Blocked trials and the importance of GDPR
At least a dozen cities in Italy have planned to install cameras equipped with facial recognition, with the cases of Udine, Turin and Pescara coming to the fore for the impossibility of activating such systems after the block established by the Privacy Guarantor. His decision of 26 February 2020 stopped the Como administration’s project to monitor the area of the city’s railway station, which a few years earlier had hosted hundreds of migrants stranded due to the closure of the border with Switzerland.

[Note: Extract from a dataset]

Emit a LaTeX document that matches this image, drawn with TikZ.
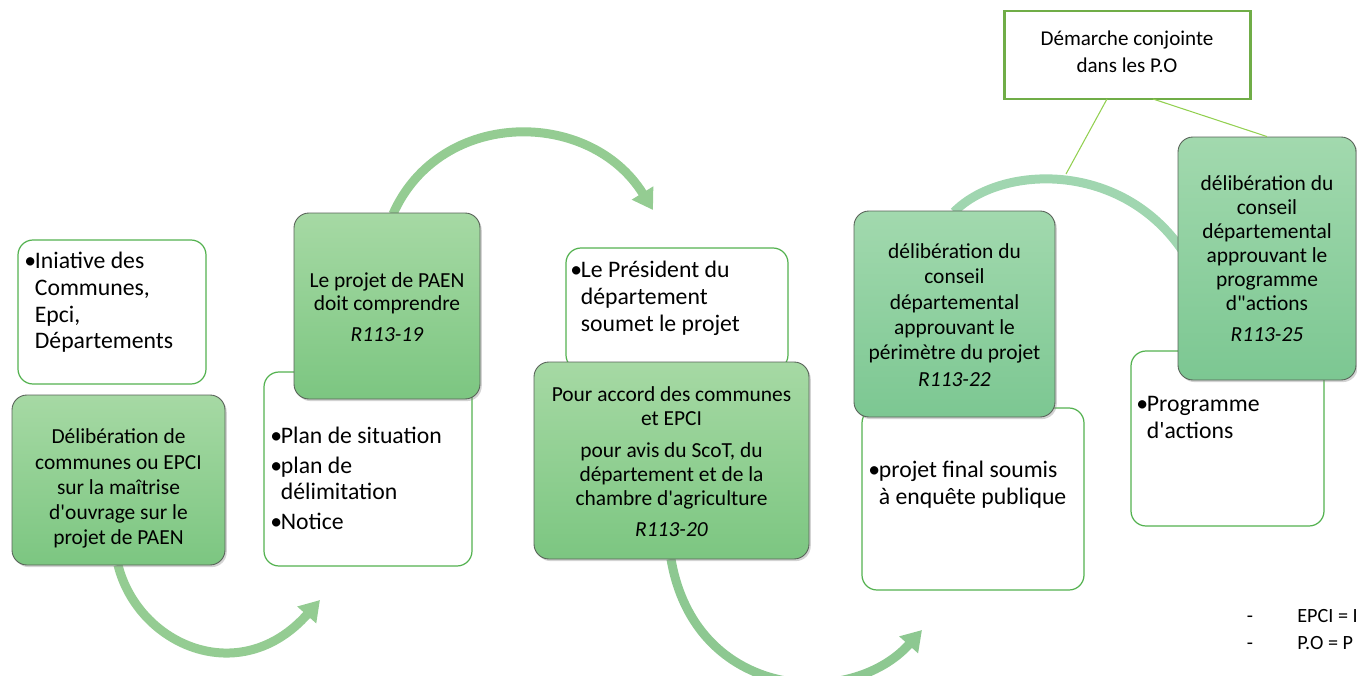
\documentclass[tikz,border=0pt]{standalone}
\usepackage{fontspec}
\setmainfont{Carlito}
\usetikzlibrary{arrows.meta,fit,shadows}

\definecolor{arcgreen}{RGB}{148,204,146}
\definecolor{arcteal}{RGB}{160,214,176}
\definecolor{boxtop}{RGB}{166,217,164}
\definecolor{boxbottom}{RGB}{124,198,129}
\definecolor{tealtop}{RGB}{162,217,174}
\definecolor{tealbottom}{RGB}{124,199,146}
\definecolor{boxedge}{RGB}{88,98,88}
\definecolor{listedge}{RGB}{84,178,80}
\definecolor{noteedge}{RGB}{112,173,71}
\definecolor{linkgreen}{RGB}{146,208,80}

\newcommand{\blt}{\makebox[6pt][l]{\textbullet}}
\newcommand{\bltind}{\hspace*{6pt}}
\newcommand{\apos}{\textquotesingle}

\begin{document}
\begin{tikzpicture}[x=0.02cm, y=-0.02cm,
    stepbox/.style={draw=boxedge, line width=0.5pt, rounded corners=0.3cm,
      top color=boxtop, bottom color=boxbottom, inner sep=0pt,
      drop shadow={opacity=0.35, shadow xshift=1pt, shadow yshift=-1.2pt}},
    tealbox/.style={stepbox, top color=tealtop, bottom color=tealbottom},
    steptext/.style={inner sep=0pt, align=center,
      font=\fontsize{12.2}{13.6}\selectfont},
    widetext/.style={steptext, font=\fontsize{12.2}{14.4}\selectfont},
    listbox/.style={draw=listedge, line width=0.7pt, rounded corners=0.3cm,
      fill=white, inner sep=0pt},
    listtext/.style={anchor=north west, inner sep=0pt, align=left,
      font=\fontsize{13.5}{15.2}\selectfont},
    notebox/.style={draw=noteedge, line width=1.7pt, fill=white, inner sep=0pt},
    flow/.style={draw=arcgreen, line width=0.18cm,
      -{Triangle[width=0.48cm,length=0.4cm]}},
    link/.style={draw=linkgreen, line width=0.6pt},
    legend/.style={inner sep=0pt, font=\fontsize{11.5}{13}\selectfont}]

  \useasboundingbox (0,0) rectangle (1357,676);
  \clip (0,0) rectangle (1357,676);

  % white boxes
  \node[listbox, fit={(18,240) (206,384)}] (initiative) {};
  \node[listbox, fit={(264,372) (472,566)}] (pieces) {};
  \node[listbox, fit={(566,248) (788,370)}] (president) {};
  \node[listbox, fit={(862,408) (1084,590)}] (enquete) {};
  \node[listbox, fit={(1131,351) (1324,526)}] (actions) {};

  \node[listtext] (tinitiative) at (24,252)
    {\blt Iniative des\\ \bltind Communes,\\ \bltind Epci,\\ \bltind Départements};
  \node[listtext] (tpieces) at (270,427)
    {\blt Plan de situation\\[1.5pt] \blt plan de\\ \bltind délimitation\\[1.5pt] \blt Notice};
  \node[listtext] (tpresident) at (570,261)
    {\blt Le Président du\\ \bltind département\\ \bltind soumet le projet};
  \node[listtext] (tenquete) at (868,461)
    {\blt projet final soumis\\ \bltind à enquête publique};
  \node[listtext] (tactions) at (1136,396)
    {\blt Programme\\ \bltind d\apos actions};

  % arcs
  \coordinate (a1end) at (320,600);
  \coordinate (a2end) at (653,210);
  \coordinate (a3end) at (922,630);
  \coordinate (a4end) at (1182,250);
  \coordinate (arctop) at (1066,174);

  \draw[flow] (118,565) .. controls (138,645) and (240,690) .. (a1end);
  \draw[flow] (393,214) .. controls (440,108) and (590,108) .. (a2end);
  \draw[flow, draw=arcgreen!95!teal] (671,559) .. controls (695,700) and (850,710) .. (a3end);
  \draw[flow, draw=arcteal, -] (954,212) .. controls (1000,165) and (1120,160) .. (a4end);

  % green boxes
  \node[stepbox, fit={(12,395) (225,565)}] (deliberation) {};
  \node[stepbox, fit={(294,213) (480,399)}] (projet) {};
  \node[stepbox, fit={(534,362) (809,559)}] (accord) {};
  \node[tealbox, fit={(854,211) (1055,417)}] (perimetre) {};
  \node[tealbox, fit={(1178,137) (1356,380)}] (programme) {};

  \node[widetext] (tdeliberation) at ([yshift=-5pt]deliberation.center)
    {Délibération de\\ communes ou EPCI\\ sur la maîtrise\\ d\apos ouvrage sur le\\ projet de PAEN};
  \node[steptext] (tprojet) at ([yshift=-0.6pt]projet.center)
    {Le projet de PAEN\\ doit comprendre\\[4pt] \textit{R113-19}};
  \node[steptext] (taccord) at ([yshift=-0.6pt]accord.center)
    {Pour accord des communes\\ et EPCI\\[5pt] pour avis du ScoT, du\\ département et de la\\
     chambre d\apos agriculture\\[4pt] \textit{R113-20}};
  \node[widetext] (tperimetre) at ([yshift=-0.7pt]perimetre.center)
    {délibération du\\ conseil\\ départemental\\ approuvant le\\ périmètre du projet\\[1pt]
     \textit{R113-22}};
  \node[steptext] (tprogramme) at (programme.center)
    {délibération du\\ conseil\\ départemental\\ approuvant le\\ programme\\ d\textquotedbl actions\\[4pt]
     \textit{R113-25}};

  % note
  \node[notebox, fit={(1004,11) (1250,99)}] (demarche) {};
  \node[steptext, font=\fontsize{12}{15.3}\selectfont] (tdemarche)
    at ([yshift=2pt]demarche.center) {Démarche conjointe\\ dans les P.O};
  \draw[link] (1107,99) -- (arctop);
  \draw[link] (1153,99) -- (programme.north);

  % legend
  \node[legend, anchor=base] (dash1) at (1250,622) {-};
  \node[legend, anchor=base] (dash2) at (1250,649) {-};
  \node[legend, anchor=base west] (epci) at (1297,622) {EPCI = I};
  \node[legend, anchor=base west] (po) at (1297,649) {P.O = P};

\end{tikzpicture}
\end{document}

For the authority, the acquisition and processing of biometric data had no valid legal basis, yesterday as well as today, with the attempt being finally halted after an investigation by Carrer herself, with fellow journalists and digital rights activists Philip Di Salvo and Riccardo Coluccini.

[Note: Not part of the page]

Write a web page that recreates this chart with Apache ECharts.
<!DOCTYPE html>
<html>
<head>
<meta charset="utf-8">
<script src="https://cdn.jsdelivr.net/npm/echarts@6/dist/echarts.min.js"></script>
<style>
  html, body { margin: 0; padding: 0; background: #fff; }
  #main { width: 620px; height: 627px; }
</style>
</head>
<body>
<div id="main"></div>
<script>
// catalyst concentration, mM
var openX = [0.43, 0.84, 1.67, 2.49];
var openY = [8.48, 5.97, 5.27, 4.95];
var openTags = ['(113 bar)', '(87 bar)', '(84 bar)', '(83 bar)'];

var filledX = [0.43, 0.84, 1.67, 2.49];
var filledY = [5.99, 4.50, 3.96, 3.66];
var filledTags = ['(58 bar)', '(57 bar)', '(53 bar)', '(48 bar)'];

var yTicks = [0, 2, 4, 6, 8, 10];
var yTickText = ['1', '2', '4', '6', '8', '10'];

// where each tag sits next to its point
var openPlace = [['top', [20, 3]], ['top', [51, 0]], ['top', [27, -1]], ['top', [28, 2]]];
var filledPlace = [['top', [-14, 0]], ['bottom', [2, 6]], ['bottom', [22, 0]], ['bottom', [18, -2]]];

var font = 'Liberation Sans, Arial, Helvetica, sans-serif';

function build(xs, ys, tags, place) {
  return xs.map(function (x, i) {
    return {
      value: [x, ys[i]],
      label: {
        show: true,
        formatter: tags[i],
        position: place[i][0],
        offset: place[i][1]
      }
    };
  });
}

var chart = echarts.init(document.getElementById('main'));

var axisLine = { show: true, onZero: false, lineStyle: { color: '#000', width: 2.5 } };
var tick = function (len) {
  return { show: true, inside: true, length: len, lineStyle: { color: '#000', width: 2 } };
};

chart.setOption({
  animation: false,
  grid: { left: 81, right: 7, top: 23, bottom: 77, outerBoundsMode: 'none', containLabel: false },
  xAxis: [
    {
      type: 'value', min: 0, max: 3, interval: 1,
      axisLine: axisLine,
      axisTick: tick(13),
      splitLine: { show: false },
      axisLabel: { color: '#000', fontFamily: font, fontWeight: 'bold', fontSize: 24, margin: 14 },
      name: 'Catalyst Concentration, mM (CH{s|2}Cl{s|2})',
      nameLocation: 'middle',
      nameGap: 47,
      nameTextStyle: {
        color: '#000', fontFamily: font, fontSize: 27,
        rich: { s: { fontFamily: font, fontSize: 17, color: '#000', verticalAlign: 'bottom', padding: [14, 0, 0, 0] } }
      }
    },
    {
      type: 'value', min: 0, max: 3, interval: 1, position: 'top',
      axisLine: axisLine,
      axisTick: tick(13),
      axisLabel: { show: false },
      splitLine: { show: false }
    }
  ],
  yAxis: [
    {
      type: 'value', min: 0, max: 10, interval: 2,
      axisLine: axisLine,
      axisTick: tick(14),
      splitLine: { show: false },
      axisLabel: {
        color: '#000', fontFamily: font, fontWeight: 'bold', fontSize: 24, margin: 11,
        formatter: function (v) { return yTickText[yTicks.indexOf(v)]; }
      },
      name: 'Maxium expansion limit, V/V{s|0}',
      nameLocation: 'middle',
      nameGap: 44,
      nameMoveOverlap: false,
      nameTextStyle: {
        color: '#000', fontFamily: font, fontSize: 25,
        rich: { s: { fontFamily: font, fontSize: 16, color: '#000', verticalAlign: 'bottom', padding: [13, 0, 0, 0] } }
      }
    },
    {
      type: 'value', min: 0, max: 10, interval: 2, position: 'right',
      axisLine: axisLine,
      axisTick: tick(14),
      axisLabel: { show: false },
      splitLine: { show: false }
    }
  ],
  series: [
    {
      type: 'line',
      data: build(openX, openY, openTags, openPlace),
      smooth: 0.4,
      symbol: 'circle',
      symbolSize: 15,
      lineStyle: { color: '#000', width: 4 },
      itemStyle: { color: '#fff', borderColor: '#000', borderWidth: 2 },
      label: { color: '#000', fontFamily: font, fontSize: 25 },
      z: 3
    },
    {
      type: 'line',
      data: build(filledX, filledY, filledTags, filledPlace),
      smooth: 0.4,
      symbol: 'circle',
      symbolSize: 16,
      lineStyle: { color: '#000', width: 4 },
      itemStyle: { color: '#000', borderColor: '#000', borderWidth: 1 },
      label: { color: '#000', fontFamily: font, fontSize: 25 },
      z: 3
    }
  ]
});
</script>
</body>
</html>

Given the current rules in Italy, as well as the position taken by the European Parliament, it remains difficult to understand the reasons that drive the supporters of facial recognition to invest money to equip their chosen places with systems that cannot be used. “In the background remains the non-issue of compliance, from the need to comply with the GDPR and the regulations on the processing of biometric data (it should be remembered that the GDPR, as a general rule, prohibits in art. 9.1 the treatment of data of a particular nature, including biometric data), to the need to make the necessary prior assessments of risk, making the so-called Prior Impact Assessment on personal data,” says Del Ninno. “The GDPR is currently the only protection for the space of freedom and security of citizens towards the use of biometric recognition systems and therefore if you do not even comply with the rules data protection, such projects are unlikely to be legal”.